* What the exercise asks: In the data below, find every line with the string "this" and pull it out.

* Dataset content:

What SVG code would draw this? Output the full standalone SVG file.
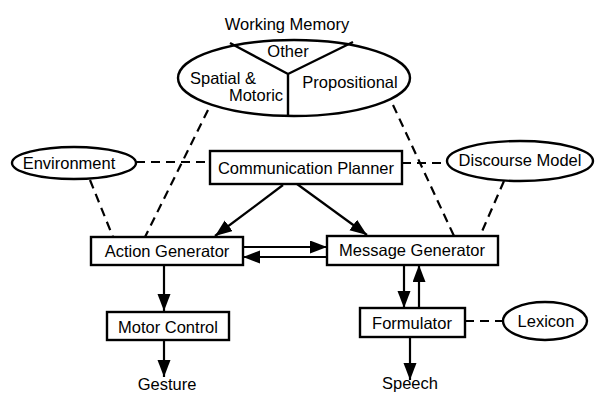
<svg xmlns="http://www.w3.org/2000/svg" width="595" height="393" viewBox="0 0 595 393">
<defs>
<marker id="ah" markerUnits="userSpaceOnUse" markerWidth="20" markerHeight="14" refX="17" refY="6.5" orient="auto">
<path d="M0,0 L17,6.5 L0,13 Z" fill="#000"/>
</marker>
<style>
text{font-family:"Liberation Sans",Arial,sans-serif;font-size:16.5px;fill:#000;text-anchor:middle}
.box{fill:#fff;stroke:#000;stroke-width:2.4}
.ell{fill:#fff;stroke:#000;stroke-width:2.4}
.solid{stroke:#000;stroke-width:2.4;fill:none}
.arr{stroke:#000;stroke-width:2.2;fill:none;marker-end:url(#ah)}
.dash{stroke:#000;stroke-width:2.2;fill:none;stroke-dasharray:9 6}
</style>
</defs>
<rect width="595" height="393" fill="#fff"/>
<g id="connectors">
<line class="dash" x1="136" y1="162" x2="210" y2="162"/>
<line class="dash" x1="402" y1="163" x2="447" y2="163"/>
<line class="dash" x1="90" y1="180" x2="113" y2="237"/>
<line class="dash" x1="208" y1="110" x2="145" y2="237"/>
<line class="dash" x1="393" y1="105" x2="454" y2="236"/>
<line class="dash" x1="504" y1="181" x2="480" y2="236"/>
<line class="dash" x1="465" y1="321" x2="503" y2="321"/>
<line class="arr" x1="283" y1="185" x2="215" y2="236"/>
<line class="arr" x1="297" y1="184" x2="367" y2="235"/>
<line class="arr" x1="243" y1="247" x2="327" y2="247"/>
<line class="arr" x1="327" y1="257" x2="243" y2="257"/>
<line class="arr" x1="164" y1="265" x2="164" y2="311"/>
<line class="arr" x1="164" y1="340" x2="164" y2="377"/>
<line class="arr" x1="404" y1="265" x2="404" y2="308"/>
<line class="arr" x1="419" y1="308" x2="419" y2="265"/>
<line class="arr" x1="410" y1="337" x2="410" y2="380"/>
</g>
<g id="working-memory">
<text x="287" y="30">Working Memory</text>
<ellipse class="ell" cx="294" cy="78" rx="116" ry="38"/>
<path class="solid" d="M230,43 L288,74 L353,42 M288,74 L288,116"/>
<text x="288" y="57">Other</text>
<text x="223" y="84">Spatial &amp;</text>
<text x="256" y="101">Motoric</text>
<text x="350" y="88">Propositional</text>
</g>
<g id="environment">
<ellipse class="ell" cx="74" cy="163" rx="62" ry="16"/>
<text x="69" y="169">Environment</text>
</g>
<g id="communication-planner">
<rect class="box" x="210" y="151" width="192" height="33"/>
<text x="306" y="174">Communication Planner</text>
</g>
<g id="discourse-model">
<ellipse class="ell" cx="520" cy="161" rx="73" ry="20"/>
<text x="520" y="166">Discourse Model</text>
</g>
<g id="action-generator">
<rect class="box" x="91" y="237" width="152" height="28"/>
<text x="167" y="257">Action Generator</text>
</g>
<g id="message-generator">
<rect class="box" x="327" y="236" width="171" height="29"/>
<text x="412" y="256">Message Generator</text>
</g>
<g id="motor-control">
<rect class="box" x="107" y="312" width="122" height="28"/>
<text x="168" y="333">Motor Control</text>
</g>
<g id="gesture">
<text x="167" y="390">Gesture</text>
</g>
<g id="formulator">
<rect class="box" x="360" y="308" width="105" height="29"/>
<text x="412" y="329">Formulator</text>
</g>
<g id="lexicon">
<ellipse class="ell" cx="545" cy="321" rx="42" ry="19"/>
<text x="546" y="327">Lexicon</text>
</g>
<g id="speech">
<text x="410" y="389">Speech</text>
</g>
</svg>
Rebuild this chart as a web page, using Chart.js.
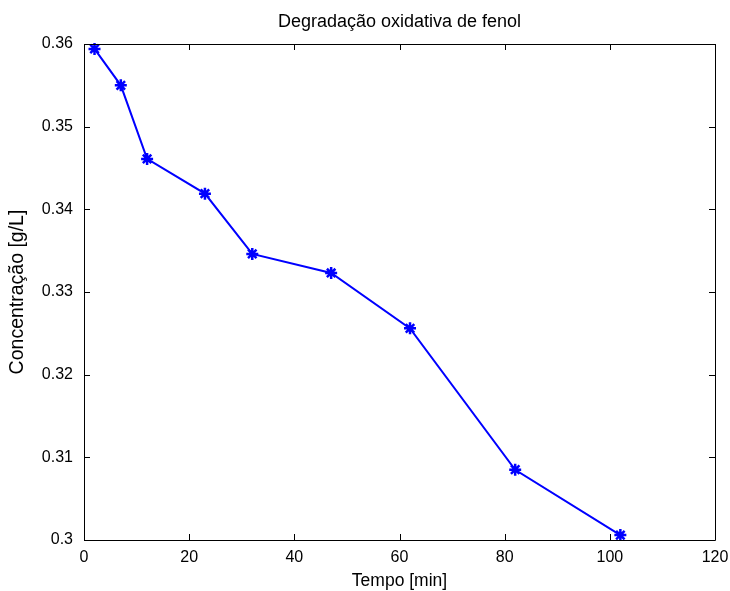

* Problem solution:
What SVG code would draw this? Output the full standalone SVG file.
Rebuild this chart as a web page, using Chart.js.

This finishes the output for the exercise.